Friday, March 29, 2013

Researching Small Farm Resource Centers


Since January of this year, ECHO Asia Impact Center staff, with major involvement from Dr. Ricky Bates (Penn State University), has been carrying out research for a case study entitled, The Small Farm Resource Center’s Current and Future Roles in Extension and Advisory Services in Southeast Asia.” Administered by MEAS (Modernizing Extension and Advisory Services) through the University of Illinois with major support from USAID, the study aims to document, evaluate and empower existing small farm resource centers as a useful research-extension tool in South and Southeast Asia operating outside the formal government/academic extension model.
Defined by ECHO’s first director, Dr. Martin Price, a Small Farm Resource Center (SFRC) is a research-extension tool that coordinates trials at a central site, as well on the fields of individual farmers, with the purpose of evaluating, within the community, ideas that have been proven elsewhere. The SFRC concept is that any new ideas, techniques, crops, or new varieties of a local crop may first be evaluated at the SFRC and promising ideas extended to local farmers with little risk. This adaptive research is done directly by the non-governmental agency (typically missions organizations and other small institutions) and local farmers and extended to the community.   

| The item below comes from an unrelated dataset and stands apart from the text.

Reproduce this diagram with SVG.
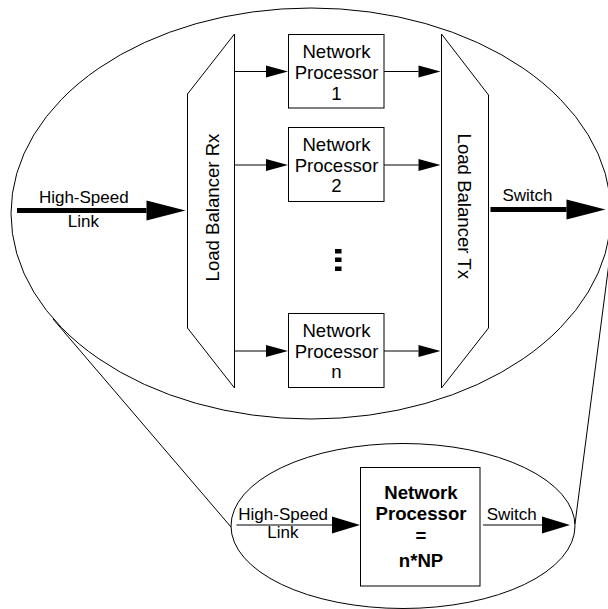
<svg xmlns="http://www.w3.org/2000/svg" width="608" height="609" viewBox="0 0 608 609">
<defs>
<style>
.ln{fill:none;stroke:#000;stroke-width:1}
.shape{fill:#fff;stroke:#000;stroke-width:1}
.t{font-family:"Liberation Sans",Arial,Helvetica,sans-serif;fill:#000;text-anchor:middle}
.lbl{font-size:17px}
.np{font-size:18.6px}
.npb{font-size:18.6px;font-weight:bold}
.rot{font-size:18.6px}
</style>
<marker id="ahThin" markerUnits="userSpaceOnUse" markerWidth="22" markerHeight="12" refX="0" refY="6" orient="auto" overflow="visible">
<path d="M0,0 L22,6 L0,12 z" fill="#000"/>
</marker>
<marker id="ahBig" markerUnits="userSpaceOnUse" markerWidth="39" markerHeight="20" refX="0" refY="10" orient="auto" overflow="visible">
<path d="M0,0 L39,10 L0,20 z" fill="#000"/>
</marker>
<marker id="ahMed" markerUnits="userSpaceOnUse" markerWidth="28" markerHeight="17" refX="0" refY="8.5" orient="auto" overflow="visible">
<path d="M0,0 L28,8.5 L0,17 z" fill="#000"/>
</marker>
</defs>
<rect x="0" y="0" width="608" height="609" fill="#fff"/>

<g id="zoom-outline">
<ellipse class="ln" cx="311" cy="213.5" rx="300" ry="205.5"/>
<ellipse class="ln" cx="403" cy="526" rx="172" ry="82.5"/>
<line class="ln" x1="53" y1="319" x2="231" y2="527"/>
<line class="ln" x1="612" y1="240" x2="575" y2="524"/>
</g>

<g id="lb-rx">
<polygon class="shape" points="234.5,34 234.5,388 187.5,328 187.5,94"/>
<text class="t rot" transform="translate(219.3,207.5) rotate(-90)">Load Balancer Rx</text>
</g>

<g id="lb-tx">
<polygon class="shape" points="441.5,34 488.5,95 488.5,328 441.5,388"/>
<text class="t rot" transform="translate(458.3,206.3) rotate(90)">Load Balancer Tx</text>
</g>

<g id="np1">
<rect class="shape" x="288.5" y="34.5" width="95.5" height="73.5"/>
<text class="t np" x="336.5" y="58.3">Network</text>
<text class="t np" x="336.5" y="79.3">Processor</text>
<text class="t np" x="336.5" y="100">1</text>
</g>

<g id="np2">
<rect class="shape" x="288.5" y="127.5" width="95.5" height="74"/>
<text class="t np" x="336.5" y="150.7">Network</text>
<text class="t np" x="336.5" y="171.7">Processor</text>
<text class="t np" x="336.5" y="191.7">2</text>
</g>

<g id="ellipsis">
<rect x="335" y="249" width="6.5" height="4.5" fill="#000"/>
<rect x="335" y="257.5" width="6.5" height="4.5" fill="#000"/>
<rect x="335" y="266.5" width="6.5" height="4.5" fill="#000"/>
</g>

<g id="npn">
<rect class="shape" x="288.5" y="313.5" width="95.5" height="74"/>
<text class="t np" x="336.5" y="336.7">Network</text>
<text class="t np" x="336.5" y="358.3">Processor</text>
<text class="t np" x="336.5" y="378.3">n</text>
</g>

<g id="np-total">
<rect class="shape" x="360.5" y="467.5" width="119.5" height="118.5"/>
<text class="t npb" x="421" y="499.3">Network</text>
<text class="t npb" x="421" y="520">Processor</text>
<text class="t npb" x="421" y="542">=</text>
<text class="t npb" x="421" y="566.7">n*NP</text>
</g>

<g id="connectors">
<line x1="17" y1="210.5" x2="146.5" y2="210.5" stroke="#000" stroke-width="5" marker-end="url(#ahBig)"/>
<line x1="490.5" y1="209.5" x2="566.5" y2="209.5" stroke="#000" stroke-width="5" marker-end="url(#ahBig)"/>
<line class="ln" x1="234.5" y1="71.5" x2="266" y2="71.5" marker-end="url(#ahThin)"/>
<line class="ln" x1="384" y1="71.5" x2="418.5" y2="71.5" marker-end="url(#ahThin)"/>
<line class="ln" x1="234.5" y1="165" x2="266" y2="165" marker-end="url(#ahThin)"/>
<line class="ln" x1="384" y1="165" x2="418.5" y2="165" marker-end="url(#ahThin)"/>
<line class="ln" x1="234.5" y1="351" x2="266" y2="351" marker-end="url(#ahThin)"/>
<line class="ln" x1="384" y1="351" x2="418.5" y2="351" marker-end="url(#ahThin)"/>
<line class="ln" x1="236.5" y1="525" x2="332" y2="525" marker-end="url(#ahMed)"/>
<line class="ln" x1="483" y1="525" x2="542" y2="525" marker-end="url(#ahMed)"/>
</g>

<g id="labels">
<text class="t lbl" x="83.8" y="202.7">High-Speed</text>
<text class="t lbl" x="83.3" y="226.7">Link</text>
<text class="t lbl" x="527.5" y="201">Switch</text>
<text class="t lbl" x="283.2" y="520">High-Speed</text>
<text class="t lbl" x="282.8" y="538.3">Link</text>
<text class="t lbl" x="511.7" y="520">Switch</text>
</g>
</svg>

Related to this study, the overall objective for MEAS is to “define and disseminate good practice strategies and approaches to establishing efficient, effective and financially sustainable rural extension and advisory service systems in selected countries.”  With the support of MEAS, ECHO Asia staff and Dr. Bates have visited seven SFRCs across Southeast Asia (Thailand, Myanmar, Laos, Cambodia and the Philippines) and interviewed their community-based beneficiaries to attempt to determine whether the SFRC concept remains a viable means of conducting research and extension for smallholder farmers.
With the SFRC case study currently concluding, ECHO Asia and MEAS look forward to publishing the findings and sharing the results at the upcoming ECHO Asia Agriculture and Community Development Conference in Chiang Mai, Thailand in early October 2013 as well as at the ECHO Agriculture Conference in Ft. Myers, Florida in December 2013.